- Goal of the exercise
Using the data below, repeat all of it precisely.

- Data lines
------------------------
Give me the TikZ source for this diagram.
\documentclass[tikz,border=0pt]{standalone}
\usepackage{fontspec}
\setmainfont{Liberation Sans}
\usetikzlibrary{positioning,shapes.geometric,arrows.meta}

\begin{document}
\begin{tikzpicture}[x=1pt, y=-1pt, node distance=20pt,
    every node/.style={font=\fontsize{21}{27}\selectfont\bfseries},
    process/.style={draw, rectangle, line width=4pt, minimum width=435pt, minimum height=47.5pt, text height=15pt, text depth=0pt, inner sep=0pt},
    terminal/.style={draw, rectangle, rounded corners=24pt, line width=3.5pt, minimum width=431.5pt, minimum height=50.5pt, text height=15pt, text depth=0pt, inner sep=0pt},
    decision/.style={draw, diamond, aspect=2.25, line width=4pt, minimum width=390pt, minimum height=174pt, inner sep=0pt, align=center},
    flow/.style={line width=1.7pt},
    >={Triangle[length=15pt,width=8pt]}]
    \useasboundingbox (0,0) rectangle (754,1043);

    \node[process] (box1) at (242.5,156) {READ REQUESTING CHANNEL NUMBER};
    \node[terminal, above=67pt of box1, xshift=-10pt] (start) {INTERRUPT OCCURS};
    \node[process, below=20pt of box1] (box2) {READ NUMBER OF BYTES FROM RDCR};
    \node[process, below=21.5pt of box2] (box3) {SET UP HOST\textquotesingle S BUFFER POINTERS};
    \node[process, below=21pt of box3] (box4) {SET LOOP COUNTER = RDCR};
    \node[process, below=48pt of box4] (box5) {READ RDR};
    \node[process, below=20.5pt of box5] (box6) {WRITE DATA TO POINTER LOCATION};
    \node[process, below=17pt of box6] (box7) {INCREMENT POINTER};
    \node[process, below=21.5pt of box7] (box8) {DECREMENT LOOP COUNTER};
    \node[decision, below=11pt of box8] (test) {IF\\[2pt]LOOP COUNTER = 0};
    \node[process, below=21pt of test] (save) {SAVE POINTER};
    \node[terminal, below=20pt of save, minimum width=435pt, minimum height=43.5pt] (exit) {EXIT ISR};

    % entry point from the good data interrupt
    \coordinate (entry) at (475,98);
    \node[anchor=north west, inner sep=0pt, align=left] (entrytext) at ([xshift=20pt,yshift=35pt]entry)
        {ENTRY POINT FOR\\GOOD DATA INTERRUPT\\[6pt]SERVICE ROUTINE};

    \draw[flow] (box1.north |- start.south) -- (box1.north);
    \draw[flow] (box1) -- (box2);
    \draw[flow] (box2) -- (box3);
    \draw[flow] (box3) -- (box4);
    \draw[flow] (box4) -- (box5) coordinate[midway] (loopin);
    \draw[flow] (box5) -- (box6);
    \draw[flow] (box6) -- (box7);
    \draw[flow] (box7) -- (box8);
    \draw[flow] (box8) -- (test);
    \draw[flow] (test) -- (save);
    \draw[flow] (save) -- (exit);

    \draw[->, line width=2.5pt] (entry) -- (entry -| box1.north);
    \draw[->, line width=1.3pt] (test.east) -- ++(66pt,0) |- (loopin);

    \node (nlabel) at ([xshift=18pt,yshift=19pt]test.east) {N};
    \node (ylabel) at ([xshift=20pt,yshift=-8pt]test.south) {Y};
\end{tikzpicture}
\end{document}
------------------------
- Response for this exercise
Give me the TikZ source for this diagram.
\documentclass[tikz,border=0pt]{standalone}
\usepackage{fontspec}
\setmainfont{Liberation Sans}
\usetikzlibrary{positioning,shapes.geometric,arrows.meta}

\begin{document}
\begin{tikzpicture}[x=1pt, y=-1pt, node distance=20pt,
    every node/.style={font=\fontsize{21}{27}\selectfont\bfseries},
    process/.style={draw, rectangle, line width=4pt, minimum width=435pt, minimum height=47.5pt, text height=15pt, text depth=0pt, inner sep=0pt},
    terminal/.style={draw, rectangle, rounded corners=24pt, line width=3.5pt, minimum width=431.5pt, minimum height=50.5pt, text height=15pt, text depth=0pt, inner sep=0pt},
    decision/.style={draw, diamond, aspect=2.25, line width=4pt, minimum width=390pt, minimum height=174pt, inner sep=0pt, align=center},
    flow/.style={line width=1.7pt},
    >={Triangle[length=15pt,width=8pt]}]
    \useasboundingbox (0,0) rectangle (754,1043);

    \node[process] (box1) at (242.5,156) {READ REQUESTING CHANNEL NUMBER};
    \node[terminal, above=67pt of box1, xshift=-10pt] (start) {INTERRUPT OCCURS};
    \node[process, below=20pt of box1] (box2) {READ NUMBER OF BYTES FROM RDCR};
    \node[process, below=21.5pt of box2] (box3) {SET UP HOST\textquotesingle S BUFFER POINTERS};
    \node[process, below=21pt of box3] (box4) {SET LOOP COUNTER = RDCR};
    \node[process, below=48pt of box4] (box5) {READ RDR};
    \node[process, below=20.5pt of box5] (box6) {WRITE DATA TO POINTER LOCATION};
    \node[process, below=17pt of box6] (box7) {INCREMENT POINTER};
    \node[process, below=21.5pt of box7] (box8) {DECREMENT LOOP COUNTER};
    \node[decision, below=11pt of box8] (test) {IF\\[2pt]LOOP COUNTER = 0};
    \node[process, below=21pt of test] (save) {SAVE POINTER};
    \node[terminal, below=20pt of save, minimum width=435pt, minimum height=43.5pt] (exit) {EXIT ISR};

    % entry point from the good data interrupt
    \coordinate (entry) at (475,98);
    \node[anchor=north west, inner sep=0pt, align=left] (entrytext) at ([xshift=20pt,yshift=35pt]entry)
        {ENTRY POINT FOR\\GOOD DATA INTERRUPT\\[6pt]SERVICE ROUTINE};

    \draw[flow] (box1.north |- start.south) -- (box1.north);
    \draw[flow] (box1) -- (box2);
    \draw[flow] (box2) -- (box3);
    \draw[flow] (box3) -- (box4);
    \draw[flow] (box4) -- (box5) coordinate[midway] (loopin);
    \draw[flow] (box5) -- (box6);
    \draw[flow] (box6) -- (box7);
    \draw[flow] (box7) -- (box8);
    \draw[flow] (box8) -- (test);
    \draw[flow] (test) -- (save);
    \draw[flow] (save) -- (exit);

    \draw[->, line width=2.5pt] (entry) -- (entry -| box1.north);
    \draw[->, line width=1.3pt] (test.east) -- ++(66pt,0) |- (loopin);

    \node (nlabel) at ([xshift=18pt,yshift=19pt]test.east) {N};
    \node (ylabel) at ([xshift=20pt,yshift=-8pt]test.south) {Y};
\end{tikzpicture}
\end{document}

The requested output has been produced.